Mein Vater, Hausmeister bei der Dresdner Bank in Stuttgart, war stolz darauf, deren Fußballmannschaft zu trainieren –­ „coachen“ sagte er eines Tages, obwohl wir beide nicht wussten, was das bedeutet. Immer dienstagabends war Training. Danach tranken sie Bier und spielten noch ein paar Runden Skat.

Diese Betriebssportwelt gibt es nicht mehr. Dass aber aus dem Gemeinschaftssport inzwischen eine Trimm-dich-Welt der Egoisten geworden sei, wie häufig zu hören ist, glaube ich nicht. Meine Freunde verabreden sich ständig gemeinsam auf dem Golfplatz, ihre Kinder spielen Handball, Fußball oder Hockey. Die Turngemeinde Bornheim 1860 e. V. in Frankfurt oder der Eimsbütteler Turnverband 1898 in Hamburg genießen Kultstatus.

Deshalb finde ich die erhobenen Zeigefinger der Kulturwissenschaftler ein bisschen übertrieben, die uns neuerdings erklären, wie schrecklich es sei, dass der perfekte Körper („Bauch, Beine, Po“) ausschließlich zum Ausweis der Leistungsfähigkeit ge- oder gar missbraucht werde.
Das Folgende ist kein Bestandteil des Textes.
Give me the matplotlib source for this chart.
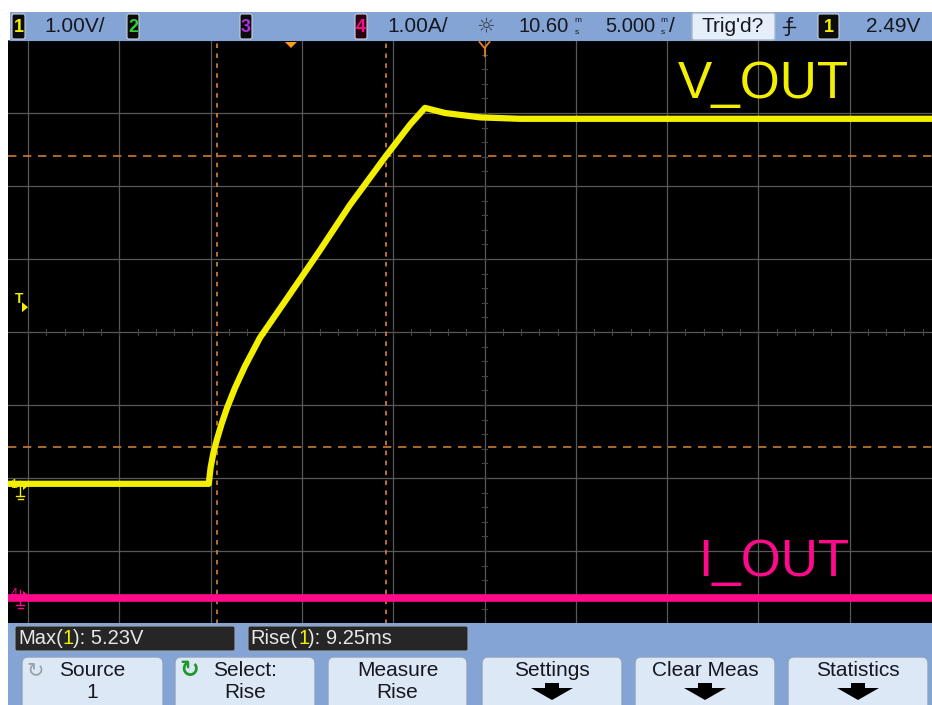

Wer schwächelt, habe schon verloren.

Regelmäßige Bewegung tut gut

Und wer soll an dem sozialdarwinistischen Körperkult schuld sein? Klar, wieder einmal der Neoliberalismus. Weil von den bösen Neoliberalen jede Lebenslage als Wettbewerbssituation gedeutet werde, die die Menschen dazu auffordere, ihre Freiheit erfolgreich zu nutzen, um die anderen klein zu halten. Alles und jedes werde heutzutage dem Markt unterworfen, also eben auch der eigene Körper, klagt der schon genannte Kulturwissenschaftler Martschukat. Die Neoliberalismus-Schelte ist so erwartbar wie dürftig. Sie stammt aus dem abgestandenen neomarxistischen Reservoir meiner Jugend, wo immer alles „gesellschaftlich bedingt“ war. Was das Bedingende sei, bleibt beliebig.